TASK REQUIREMENTS
Pictures stay out of this copy, which runs from the first line of the material through the line containing "const gridX0 = 66, gridX1 = 1302;".

INFORMATION SHOWN
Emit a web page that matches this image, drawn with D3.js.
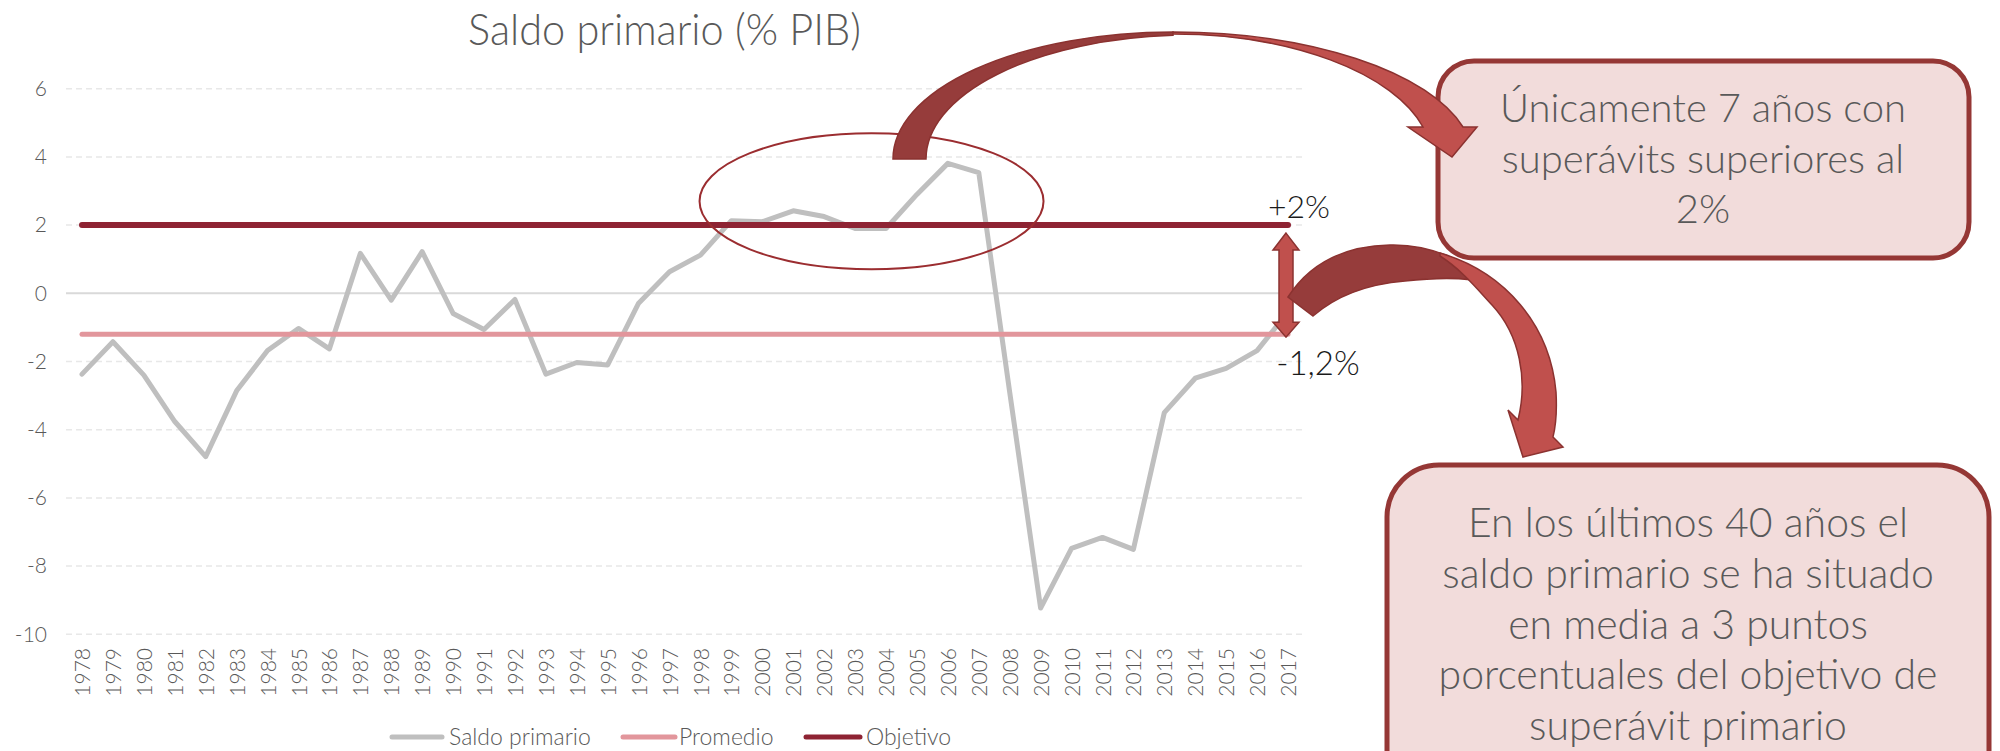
<!DOCTYPE html>
<html><head><meta charset="utf-8">
<script src="https://cdn.jsdelivr.net/npm/d3@7"></script>
<style>
body{margin:0;background:#fff;}
svg{display:block;}
text{font-family:Lato,'Open Sans',sans-serif;}
</style>
</head><body>
<svg id="chart" width="2000" height="751"></svg>
<script>
// ---- data ----
const years = ["1978","1979","1980","1981","1982","1983","1984","1985","1986","1987",
  "1988","1989","1990","1991","1992","1993","1994","1995","1996","1997",
  "1998","1999","2000","2001","2002","2003","2004","2005","2006","2007",
  "2008","2009","2010","2011","2012","2013","2014","2015","2016","2017"];
const saldoPrimario = [-2.37,-1.42,-2.4,-3.76,-4.79,-2.86,-1.68,-1.03,-1.63,1.17,
  -0.2,1.22,-0.59,-1.06,-0.18,-2.37,-2.03,-2.1,-0.29,0.63,
  1.12,2.13,2.1,2.42,2.25,1.9,1.9,2.9,3.81,3.54,
  -2.9,-9.23,-7.48,-7.16,-7.51,-3.5,-2.49,-2.2,-1.68,-0.55];
const promedioValue = -1.2;
const objetivoValue = 2;
const yTicks = [-10,-8,-6,-4,-2,0,2,4,6];
const seriesNames = ["Saldo primario","Promedio","Objetivo"];
const titleText = "Saldo primario (% PIB)";
const labelObjetivo = "+2%";
const labelPromedio = "-1,2%";
const box1Lines = ["Únicamente 7 años con","superávits superiores al","2%"];
const box2Lines = ["En los últimos 40 años el","saldo primario se ha situado","en media a 3 puntos","porcentuales del objetivo de","superávit primario"];

// ---- styles ----
const cGray = "#BFBFBF", cPink = "#E2969C", cDark = "#8E2333";
const cText = "#595959";
const cArrowDark = "#963C3B", cArrowLight = "#C0504D", cArrowStroke = "#8B3230";
const cBoxFill = "#F2DCDB", cBoxStroke = "#953735";

const svg = d3.select("#chart");
const x = d3.scalePoint().domain(years).range([82, 1288]);
const y = d3.scaleLinear().domain([-10, 6]).range([634.3, 88.7]);
const gridX0 = 66, gridX1 = 1302;

// title
svg.append("text").attr("x", 664.5).attr("y", 45).attr("text-anchor","middle")
  .attr("font-size", 44).attr("font-weight", 300).attr("fill", cText)
  .attr("textLength", 393).attr("lengthAdjust","spacingAndGlyphs").text(titleText);

// gridlines
svg.append("g").selectAll("line").data(yTicks).join("line")
  .attr("x1", gridX0).attr("x2", gridX1)
  .attr("y1", d => y(d)).attr("y2", d => y(d))
  .attr("stroke", d => d === 0 ? "#D9D9D9" : "#E8E8E8")
  .attr("stroke-width", d => d === 0 ? 2 : 1.5)
  .attr("stroke-dasharray", d => d === 0 ? null : "6,4");

// y axis
const yAxis = svg.append("g").attr("transform","translate(47,0)")
  .call(d3.axisLeft(y).tickValues(yTicks).tickSize(0).tickPadding(0).tickFormat(d => String(d)));
yAxis.select(".domain").remove();
yAxis.selectAll("text").attr("font-size", 21).attr("font-weight", 300).attr("fill", cText)
  .style("font-family","Lato,sans-serif");

// x axis
const xAxis = svg.append("g").attr("transform","translate(0,648)")
  .call(d3.axisBottom(x).tickSize(0));
xAxis.select(".domain").remove();
xAxis.selectAll("text").attr("x", 0).attr("y", 0).attr("dy","0.36em")
  .attr("transform","rotate(-90)").style("text-anchor","end")
  .attr("font-size", 21).attr("font-weight", 300).attr("fill", cText)
  .style("font-family","Lato,sans-serif");

// series
const line = d3.line().x((d,i) => x(years[i])).y(d => y(d));
svg.append("path").datum(saldoPrimario).attr("d", line)
  .attr("fill","none").attr("stroke", cGray).attr("stroke-width", 5)
  .attr("stroke-linejoin","round").attr("stroke-linecap","round");
const first = years[0], last = years[years.length-1];
svg.append("line").attr("x1", x(first)).attr("x2", x(last))
  .attr("y1", y(promedioValue)).attr("y2", y(promedioValue))
  .attr("stroke", cPink).attr("stroke-width", 5).attr("stroke-linecap","round");
svg.append("line").attr("x1", x(first)).attr("x2", x(last))
  .attr("y1", y(objetivoValue)).attr("y2", y(objetivoValue))
  .attr("stroke", cDark).attr("stroke-width", 6).attr("stroke-linecap","round");

// legend
const legendY = 737;
const legendItems = [
  {name: seriesNames[0], color: cGray, x0: 392, x1: 442, tx: 449},
  {name: seriesNames[1], color: cPink, x0: 623, x1: 675, tx: 679},
  {name: seriesNames[2], color: cDark, x0: 806, x1: 860, tx: 866}
];
const lg = svg.append("g");
lg.selectAll("line").data(legendItems).join("line")
  .attr("x1", d => d.x0).attr("x2", d => d.x1).attr("y1", legendY).attr("y2", legendY)
  .attr("stroke", d => d.color).attr("stroke-width", 5).attr("stroke-linecap","round");
lg.selectAll("text").data(legendItems).join("text")
  .attr("x", d => d.tx).attr("y", legendY + 8).attr("font-size", 23).attr("font-weight", 300)
  .attr("fill", cText).text(d => d.name);

// ellipse highlight
svg.append("ellipse")
  .attr("cx", (x("2003") + x("2004")) / 2 + 1).attr("cy", y(2.7))
  .attr("rx", 172).attr("ry", 68)
  .attr("fill","none").attr("stroke","#9B2D30").attr("stroke-width", 2);

// boxes
svg.append("rect").attr("x",1438).attr("y",61).attr("width",531).attr("height",197).attr("rx",36)
  .attr("fill", cBoxFill).attr("stroke", cBoxStroke).attr("stroke-width",5);
svg.append("rect").attr("x",1387).attr("y",465).attr("width",602).attr("height",340).attr("rx",52)
  .attr("fill", cBoxFill).attr("stroke", cBoxStroke).attr("stroke-width",5);

svg.append("g").selectAll("text").data(box1Lines).join("text")
  .attr("x",1703).attr("y",(d,i)=>122 + i*50.5).attr("text-anchor","middle")
  .attr("font-size",40).attr("font-weight",300).attr("fill",cText).text(d=>d);
svg.append("g").selectAll("text").data(box2Lines).join("text")
  .attr("x",1688).attr("y",(d,i)=>537 + i*50.8).attr("text-anchor","middle")
  .attr("font-size",41).attr("font-weight",300).attr("fill",cText).text(d=>d);

// double arrow between objetivo and promedio
const cx2 = x(last) - 2, tTop = y(objetivoValue) + 8, tBot = y(promedioValue) + 3;
svg.append("path").attr("d",
  `M${cx2},${tTop} L${cx2+13},${tTop+17} L${cx2+7},${tTop+17} L${cx2+7},${tBot-15} L${cx2+13},${tBot-15}
   L${cx2},${tBot} L${cx2-13},${tBot-15} L${cx2-7},${tBot-15} L${cx2-7},${tTop+17} L${cx2-13},${tTop+17} Z`)
  .attr("fill", cArrowLight).attr("stroke", cArrowStroke).attr("stroke-width", 1.5);

// labels +2% / -1,2%
svg.append("text").attr("x", x(last)+11).attr("y", y(objetivoValue)-7).attr("text-anchor","middle")
  .attr("font-size",32).attr("font-weight",300).attr("fill","#1a1a1a").text(labelObjetivo);
svg.append("text").attr("x", x(last)+30).attr("y", y(promedioValue)+41).attr("text-anchor","middle")
  .attr("font-size",33).attr("font-weight",300).attr("fill","#1a1a1a").text(labelPromedio);

// curved arrow 1 (ellipse -> box 1)
svg.append("path").attr("d","M893,159 A280,127 0 0 1 1173,32 L1173,35.3 A264,124 0 0 0 926,159 Z")
  .attr("fill", cArrowDark).attr("stroke", cArrowStroke).attr("stroke-width",1.5);
svg.append("path").attr("d","M1173,32 A300,128 0 0 1 1463,127 L1477,127 L1452,157 L1408,127 L1423,127 A259,126 0 0 0 1173,34 Z")
  .attr("fill", cArrowLight).attr("stroke", cArrowStroke).attr("stroke-width",1.5);

// curved arrow 2 (gap -> box 2)
svg.append("path").attr("d","M1288,297 C1310,263 1345,246 1390,245 C1432,244 1468,262 1490,283 C1462,276 1432,278 1405,281 C1368,284 1336,296 1313,316 Z")
  .attr("fill", cArrowDark).attr("stroke", cArrowStroke).attr("stroke-width",1.5);
svg.append("path").attr("d","M1440,253 C1505,272 1550,325 1556,392 C1557,410 1556,425 1553,437 L1563,447 L1523,457 L1508,410 L1518,420 C1528,380 1520,335 1492,305 C1478,290 1462,270 1440,256 Z")
  .attr("fill", cArrowLight).attr("stroke", cArrowStroke).attr("stroke-width",1.5);
</script>
</body></html>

EXERCISE OUTPUT
Emit a web page that matches this image, drawn with D3.js.
<!DOCTYPE html>
<html><head><meta charset="utf-8">
<script src="https://cdn.jsdelivr.net/npm/d3@7"></script>
<style>
body{margin:0;background:#fff;}
svg{display:block;}
text{font-family:Lato,'Open Sans',sans-serif;}
</style>
</head><body>
<svg id="chart" width="2000" height="751"></svg>
<script>
// ---- data ----
const years = ["1978","1979","1980","1981","1982","1983","1984","1985","1986","1987",
  "1988","1989","1990","1991","1992","1993","1994","1995","1996","1997",
  "1998","1999","2000","2001","2002","2003","2004","2005","2006","2007",
  "2008","2009","2010","2011","2012","2013","2014","2015","2016","2017"];
const saldoPrimario = [-2.37,-1.42,-2.4,-3.76,-4.79,-2.86,-1.68,-1.03,-1.63,1.17,
  -0.2,1.22,-0.59,-1.06,-0.18,-2.37,-2.03,-2.1,-0.29,0.63,
  1.12,2.13,2.1,2.42,2.25,1.9,1.9,2.9,3.81,3.54,
  -2.9,-9.23,-7.48,-7.16,-7.51,-3.5,-2.49,-2.2,-1.68,-0.55];
const promedioValue = -1.2;
const objetivoValue = 2;
const yTicks = [-10,-8,-6,-4,-2,0,2,4,6];
const seriesNames = ["Saldo primario","Promedio","Objetivo"];
const titleText = "Saldo primario (% PIB)";
const labelObjetivo = "+2%";
const labelPromedio = "-1,2%";
const box1Lines = ["Únicamente 7 años con","superávits superiores al","2%"];
const box2Lines = ["En los últimos 40 años el","saldo primario se ha situado","en media a 3 puntos","porcentuales del objetivo de","superávit primario"];

// ---- styles ----
const cGray = "#BFBFBF", cPink = "#E2969C", cDark = "#8E2333";
const cText = "#595959";
const cArrowDark = "#963C3B", cArrowLight = "#C0504D", cArrowStroke = "#8B3230";
const cBoxFill = "#F2DCDB", cBoxStroke = "#953735";

const svg = d3.select("#chart");
const x = d3.scalePoint().domain(years).range([82, 1288]);
const y = d3.scaleLinear().domain([-10, 6]).range([634.3, 88.7]);
const gridX0 = 66, gridX1 = 1302;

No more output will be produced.